The “I’m Human” Buffer: Factor in bio-breaks, mental fatigue, and short, necessary pauses. Nobody works at 100% peak efficiency non-stop.

6. Use Analogies & Past Experience (When Possible):
“This new data analysis feels similar in complexity to Project X last quarter, which took me about 6 hours total.” Anchor your new estimates to concrete past experiences you’ve tracked.
Ask colleagues: “For a task like Y, roughly how long does it usually take you?” (Use their input as one data point, not gospel).

7. Practice “Pre-Mortems”:
Before starting, spend 2 minutes asking: “What could possibly go wrong or make this take longer?” Visualizing potential pitfalls makes you more likely to factor them into your estimate.
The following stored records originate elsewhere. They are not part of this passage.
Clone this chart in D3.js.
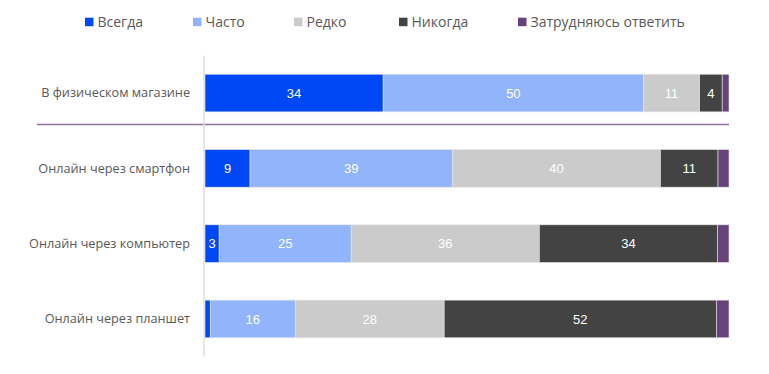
<!DOCTYPE html>
<html>
<head>
<meta charset="utf-8">
<script src="https://cdn.jsdelivr.net/npm/d3@7"></script>
<style>
  body { margin: 0; background: #fff; }
  svg { display: block; }
</style>
</head>
<body>
<div id="viz"></div>
<script>
// data (shares, %; labels are rounded values)
var categories = ['В физическом магазине', 'Онлайн через смартфон', 'Онлайн через компьютер', 'Онлайн через планшет'];
var seriesNames = ['Всегда', 'Часто', 'Редко', 'Никогда', 'Затрудняюсь ответить'];
var always = [34, 8.6, 2.7, 1.0];
var often = [49.7, 38.7, 25.2, 16.2];
var rarely = [10.7, 39.7, 35.9, 28.4];
var never = [4.3, 11.0, 34, 51.9];
var unsure = [1.3, 2.1, 2.2, 2.4];
var colors = ['#0047f5', '#91b4fb', '#cbcbcb', '#434343', '#67437a'];

var width = 769, height = 374;
var svg = d3.select('#viz').append('svg')
  .attr('width', width)
  .attr('height', height);

var rows = categories.map(function(c, i) {
  var r = { name: c };
  r[seriesNames[0]] = always[i];
  r[seriesNames[1]] = often[i];
  r[seriesNames[2]] = rarely[i];
  r[seriesNames[3]] = never[i];
  r[seriesNames[4]] = unsure[i];
  return r;
});

var stacked = d3.stack()
  .keys(seriesNames)
  .offset(d3.stackOffsetExpand)(rows);

var x = d3.scaleLinear().domain([0, 1]).range([205, 729]);
var y = d3.scaleBand()
  .domain(categories)
  .range([55.4, 356.6])
  .paddingInner(0.5)
  .paddingOuter(0.25);
var color = d3.scaleOrdinal().domain(seriesNames).range(colors);

// separator between the offline row and the online rows
var sepY = y(categories[0]) + y.bandwidth() + (y.step() - y.bandwidth()) / 3;
svg.append('line')
  .attr('x1', 37).attr('x2', 729)
  .attr('y1', sepY).attr('y2', sepY)
  .style('stroke', '#8f6f9c')
  .style('stroke-width', 1.5);

// bars
var layer = svg.selectAll('g.layer')
  .data(stacked)
  .enter().append('g')
  .attr('class', 'layer')
  .style('fill', function(d) { return color(d.key); });

layer.selectAll('rect')
  .data(function(d) { return d; })
  .enter().append('rect')
  .attr('x', function(d) { return x(d[0]); })
  .attr('y', function(d) { return y(d.data.name); })
  .attr('width', function(d) { return x(d[1]) - x(d[0]); })
  .attr('height', y.bandwidth())
  .style('stroke', '#e6e6e6')
  .style('stroke-width', 0.6);

// value labels
layer.selectAll('text')
  .data(function(d) { return d.filter(function(p) { return p.data[d.key] >= 2.5; }).map(function(p) { p.key = d.key; return p; }); })
  .enter().append('text')
  .attr('x', function(d) { return (x(d[0]) + x(d[1])) / 2; })
  .attr('y', function(d) { return y(d.data.name) + y.bandwidth() / 2; })
  .attr('dy', '0.35em')
  .attr('text-anchor', 'middle')
  .style('fill', '#fff')
  .style('font-family', 'Liberation Sans, Arial, sans-serif')
  .style('font-size', '13px')
  .text(function(d) { return d3.format('.0f')(d.data[d.key]); });

// vertical axis line
svg.append('line')
  .attr('x1', 204).attr('x2', 204)
  .attr('y1', y.range()[0]).attr('y2', y.range()[1])
  .style('stroke', '#dedede')
  .style('stroke-width', 1.5);

// category labels
svg.selectAll('text.cat')
  .data(categories)
  .enter().append('text')
  .attr('class', 'cat')
  .attr('x', 190)
  .attr('y', function(d) { return y(d) + y.bandwidth() / 2; })
  .attr('dy', '0.35em')
  .attr('text-anchor', 'end')
  .style('fill', '#595959')
  .style('font-family', 'Open Sans, sans-serif')
  .style('font-size', '12.7px')
  .text(function(d) { return d; });

// legend
var legendX = [85, 193, 294, 399, 518];
var legend = svg.selectAll('g.legend')
  .data(seriesNames)
  .enter().append('g')
  .attr('class', 'legend')
  .attr('transform', function(d, i) { return 'translate(' + legendX[i] + ',22)'; });

legend.append('rect')
  .attr('x', 0).attr('y', -4.3)
  .attr('width', 8.5).attr('height', 8.5)
  .style('fill', function(d) { return color(d); });

legend.append('text')
  .attr('x', 12.5)
  .attr('dy', '0.35em')
  .style('fill', '#595959')
  .style('font-family', 'Open Sans, sans-serif')
  .style('font-size', '14px')
  .text(function(d) { return d; });
</script>
</body>
</html>
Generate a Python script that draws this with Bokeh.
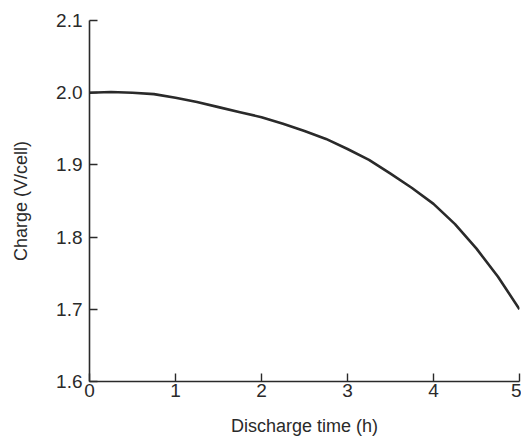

Shifting from “Lol” to Confidence

Moving from “I can’t estimate time for tasks at all lol” to “I have a realistic sense of how long this will take” won’t happen overnight. It requires consistent effort: breaking things down, tracking religiously, analyzing the data, and consciously applying buffers and multipliers. It’s about moving from blind optimism to informed realism.

The payoff is immense. You’ll reduce stress, meet deadlines more consistently, protect your personal time, make better decisions, and ultimately feel far more in control of your workload. Stop laughing at the problem and start building the skills to solve it. Your future, less-stressed self will thank you.